My friends are nice friends. They love me and tell me that I am talented and they go to my readings and proofread my atrocious grammar and spelling. They are there for me when I need to quit my job, again and again. They validate my unjustifiable laziness and unsuccessfulness. They do this for me because I encourage it and I am entertainingly embarrassing at parties.
Little do they know that I’m a whining, way less than prolific, self-righteous, know-it-all with a Goddess-complex (maybe they do know this and wonder why I keep coming around).
The truth is, writers are jerks. You shouldn’t hang out with us and here’s why:
We are seriously dedicating our lives to the proposition that another person would want to listen to us go on about something for hundreds and hundreds of pages. Once, we have written said pages, we expect that the world will finally, finally, be handed to us on a silver platter.

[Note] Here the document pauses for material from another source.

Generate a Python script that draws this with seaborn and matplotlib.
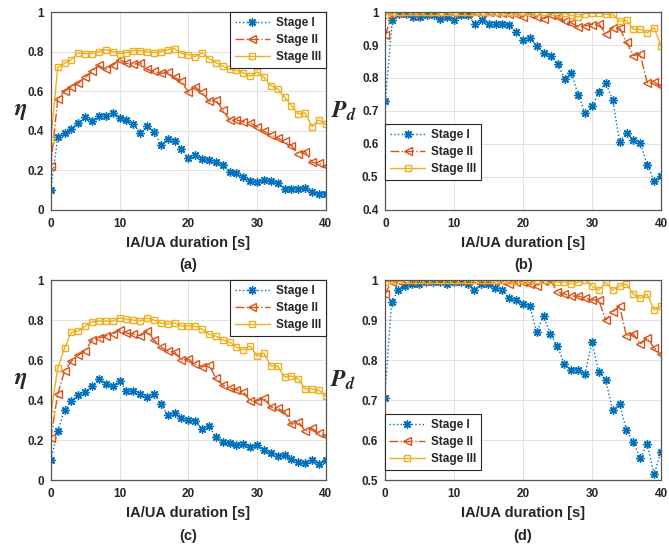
import numpy as np
import pandas as pd
import matplotlib
matplotlib.use('Agg')
import matplotlib.pyplot as plt
import seaborn as sns
from matplotlib.ticker import FuncFormatter

# x axis: IA/UA duration in seconds
duration = list(range(41))
stage_names = ['Stage I', 'Stage II', 'Stage III']

# (a) eta
eta_a_s1 = [0.10, 0.37, 0.39, 0.41, 0.44, 0.47, 0.45, 0.475, 0.475, 0.49, 0.465,
            0.455, 0.435, 0.39, 0.425, 0.395, 0.33, 0.36, 0.35, 0.31, 0.26,
            0.275, 0.255, 0.25, 0.24, 0.225, 0.19, 0.185, 0.165, 0.145, 0.14,
            0.15, 0.145, 0.135, 0.105, 0.105, 0.105, 0.11, 0.09, 0.08, 0.08]
eta_a_s2 = [0.22, 0.56, 0.60, 0.62, 0.64, 0.67, 0.70, 0.73, 0.71, 0.73, 0.76,
            0.74, 0.735, 0.745, 0.71, 0.70, 0.69, 0.695, 0.67, 0.65, 0.595,
            0.62, 0.595, 0.55, 0.555, 0.505, 0.455, 0.455, 0.445, 0.44, 0.42,
            0.397, 0.38, 0.363, 0.346, 0.325, 0.285, 0.295, 0.24, 0.235, 0.22]
eta_a_s3 = [0.355, 0.72, 0.74, 0.76, 0.795, 0.79, 0.79, 0.80, 0.81, 0.80, 0.79,
            0.795, 0.805, 0.805, 0.80, 0.795, 0.80, 0.81, 0.815, 0.79, 0.785,
            0.775, 0.795, 0.765, 0.745, 0.727, 0.71, 0.705, 0.693, 0.675, 0.698,
            0.67, 0.628, 0.613, 0.57, 0.527, 0.485, 0.49, 0.42, 0.455, 0.432]

# (b) Pd
pd_b_s1 = [0.73, 0.975, 0.995, 0.995, 0.985, 0.985, 0.99, 0.99, 0.98, 0.985, 0.975,
           0.99, 0.99, 0.965, 0.975, 0.965, 0.965, 0.965, 0.96, 0.94, 0.915,
           0.92, 0.897, 0.875, 0.866, 0.843, 0.798, 0.815, 0.748, 0.693, 0.714,
           0.758, 0.785, 0.733, 0.607, 0.633, 0.613, 0.603, 0.537, 0.487, 0.503]
pd_b_s2 = [0.93, 0.995, 0.998, 0.999, 0.998, 0.999, 0.998, 0.999, 0.998, 0.999, 0.998,
           0.999, 0.998, 0.999, 0.998, 0.999, 0.998, 0.998, 0.995, 0.995, 0.985,
           0.995, 0.985, 0.98, 0.99, 0.985, 0.972, 0.967, 0.955, 0.958, 0.962,
           0.964, 0.932, 0.953, 0.952, 0.908, 0.868, 0.872, 0.785, 0.788, 0.775]
pd_b_s3 = [0.99, 0.999, 0.999, 0.999, 0.999, 0.999, 0.999, 0.999, 0.999, 0.999, 0.999,
           0.999, 0.999, 0.999, 0.999, 0.999, 0.999, 0.999, 0.999, 0.999, 0.999,
           0.999, 0.999, 0.999, 0.999, 0.997, 0.997, 0.99, 0.985, 0.995, 0.997,
           0.997, 0.993, 0.993, 0.972, 0.975, 0.948, 0.948, 0.937, 0.953, 0.898]

# (c) eta
eta_c_s1 = [0.10, 0.245, 0.35, 0.395, 0.425, 0.44, 0.47, 0.505, 0.48, 0.47, 0.495,
            0.445, 0.445, 0.43, 0.415, 0.43, 0.38, 0.325, 0.335, 0.31, 0.30,
            0.295, 0.255, 0.27, 0.215, 0.19, 0.185, 0.175, 0.18, 0.165, 0.175,
            0.15, 0.135, 0.12, 0.125, 0.105, 0.09, 0.085, 0.10, 0.08, 0.10]
eta_c_s2 = [0.21, 0.43, 0.545, 0.595, 0.625, 0.645, 0.70, 0.71, 0.72, 0.73, 0.75,
            0.735, 0.73, 0.72, 0.745, 0.70, 0.665, 0.645, 0.64, 0.60, 0.605,
            0.58, 0.565, 0.575, 0.51, 0.475, 0.46, 0.452, 0.442, 0.395, 0.395,
            0.41, 0.365, 0.36, 0.34, 0.278, 0.292, 0.245, 0.258, 0.235, 0.22]
eta_c_s3 = [0.33, 0.56, 0.66, 0.74, 0.745, 0.77, 0.79, 0.795, 0.795, 0.795, 0.81,
            0.805, 0.80, 0.795, 0.81, 0.80, 0.785, 0.78, 0.785, 0.77, 0.77,
            0.77, 0.755, 0.73, 0.72, 0.70, 0.69, 0.665, 0.65, 0.67, 0.62,
            0.635, 0.57, 0.57, 0.515, 0.52, 0.505, 0.455, 0.455, 0.45, 0.42]

# (d) Pd
pd_d_s1 = [0.705, 0.945, 0.975, 0.985, 0.99, 0.99, 0.995, 0.995, 0.995, 0.99, 0.995,
           0.995, 0.99, 0.975, 0.99, 0.99, 0.98, 0.975, 0.955, 0.95, 0.94,
           0.935, 0.87, 0.91, 0.865, 0.835, 0.79, 0.775, 0.775, 0.765, 0.845,
           0.77, 0.75, 0.675, 0.69, 0.625, 0.595, 0.555, 0.59, 0.515, 0.57]
pd_d_s2 = [0.965, 0.995, 0.998, 0.999, 0.998, 0.999, 0.998, 0.999, 0.998, 0.999, 0.998,
           0.999, 0.998, 0.999, 0.998, 0.999, 0.998, 0.998, 0.99, 0.995, 0.995,
           0.99, 0.985, 0.998, 1.0, 0.97, 0.965, 0.96, 0.96, 0.955, 0.95,
           0.95, 0.90, 0.92, 0.935, 0.86, 0.865, 0.84, 0.855, 0.83, 0.815]
pd_d_s3 = [0.995, 0.999, 0.999, 0.999, 0.999, 0.999, 0.999, 0.999, 0.999, 0.999, 0.999,
           0.999, 0.999, 0.999, 0.999, 0.999, 0.999, 0.999, 0.999, 0.999, 0.999,
           0.999, 0.999, 0.999, 0.999, 0.995, 0.995, 0.99, 0.995, 1.0, 0.985,
           0.975, 0.995, 0.975, 0.985, 0.99, 0.965, 0.955, 0.965, 0.925, 0.935]

sns.set_style("white")
plt.rcParams['font.family'] = ['Liberation Sans', 'DejaVu Sans']
plt.rcParams['font.weight'] = 'bold'
plt.rcParams['mathtext.fontset'] = 'stix'

colors = ['#0072BD', '#D95319', '#EDB120']
styles = [':', '-.', '-']
markers = [(8, 2, 0), '<', 's']
msizes = [6, 6, 5]

fig = plt.figure(figsize=(6.69, 5.48), dpi=100)

panels = [
    ([0.076, 0.617, 0.411, 0.361], [eta_a_s1, eta_a_s2, eta_a_s3], (0, 1), 0.2, r'$\eta$', '(a)', 'upper right', (1, 1)),
    ([0.576, 0.617, 0.412, 0.361], [pd_b_s1, pd_b_s2, pd_b_s3], (0.4, 1), 0.1, r'$P_d$', '(b)', 'lower left', (0, 0.15)),
    ([0.076, 0.124, 0.411, 0.365], [eta_c_s1, eta_c_s2, eta_c_s3], (0, 1), 0.2, r'$\eta$', '(c)', 'upper right', (1, 1)),
    ([0.575, 0.124, 0.413, 0.365], [pd_d_s1, pd_d_s2, pd_d_s3], (0.5, 1), 0.1, r'$P_d$', '(d)', 'lower left', (0, 0.05)),
]

fmt = FuncFormatter(lambda v, p: f'{v:g}')

for rect, series, ylim, ystep, ylab, tag, lloc, anchor in panels:
    ax = fig.add_axes(rect)
    for i, vals in enumerate(series):
        sns.lineplot(x=duration, y=vals, ax=ax, color=colors[i], linestyle=styles[i],
                     linewidth=1.0, marker=markers[i], markersize=msizes[i],
                     markerfacecolor='none', markeredgecolor=colors[i],
                     markeredgewidth=1.0, label=stage_names[i])
    ax.set_xlim(0, 40)
    ax.set_ylim(*ylim)
    ax.set_xticks([0, 10, 20, 30, 40])
    ax.set_yticks(np.round(np.arange(ylim[0], 1.0001, ystep), 2))
    ax.yaxis.set_major_formatter(fmt)
    ax.grid(True, color='#e3e3e3', linewidth=0.7)
    ax.set_axisbelow(True)
    for s in ax.spines.values():
        s.set_color('#555555')
        s.set_linewidth(0.9)
    ax.tick_params(direction='in', length=3, labelsize=8.5, colors='#262626',
                   width=0.8)
    ax.tick_params(axis='x', pad=6)
    ax.tick_params(axis='y', pad=5)
    for lab in ax.get_xticklabels() + ax.get_yticklabels():
        lab.set_fontweight('bold')
    ax.set_xlabel('IA/UA duration [s]', fontsize=10.5, fontweight='bold',
                  color='#262626', labelpad=4)
    ax.set_ylabel(ylab, rotation=0, fontsize=17, va='center', ha='center')
    ax.yaxis.set_label_coords(-0.11 if ylab == r'$\eta$' else -0.15, 0.5)
    ax.text(0.5, -0.28, tag, transform=ax.transAxes, ha='center', va='center',
            fontsize=10.5, fontweight='bold', color='#262626')
    leg = ax.legend(loc=lloc, bbox_to_anchor=anchor, borderaxespad=0,
                    prop={'size': 8.5, 'weight': 'bold'}, frameon=True,
                    fancybox=False, framealpha=1, edgecolor='#262626',
                    handlelength=3.0, handletextpad=0.5, labelspacing=0.45,
                    borderpad=0.4)
    leg.get_frame().set_linewidth(0.8)

fig.savefig('out.png', dpi=100)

It’s impossible to get a word in edgewise with a writer and even when you do, you’re faced with the opinion of a person who thinks they know everything and they will let you know that in the most condescending way possible.
Writers will exploit your personal tragedies for their own monetary gains. Remember that breakup you had? That’s scene three of my Radio Drama.
We will stop listening to you and discount everything you’ve ever said or ever will say based on conflicting literary preferences.
It’s super annoying to be consistently psychoanalyzed by someone who is not a psychiatrist – a person who just spends a lot of time jumping to conclusions about things that he/she has decided are truths based on internal, self-serving, logic.
We always need a job.
But mostly, because we need you a whole lot more than you need us.
My advice to you is to un-friend all of your writers. They probably deserve it. Plus, maybe then they’ll have a real cross to bear and will use the emotional momentum to actually put pen to paper instead of blogging all the time.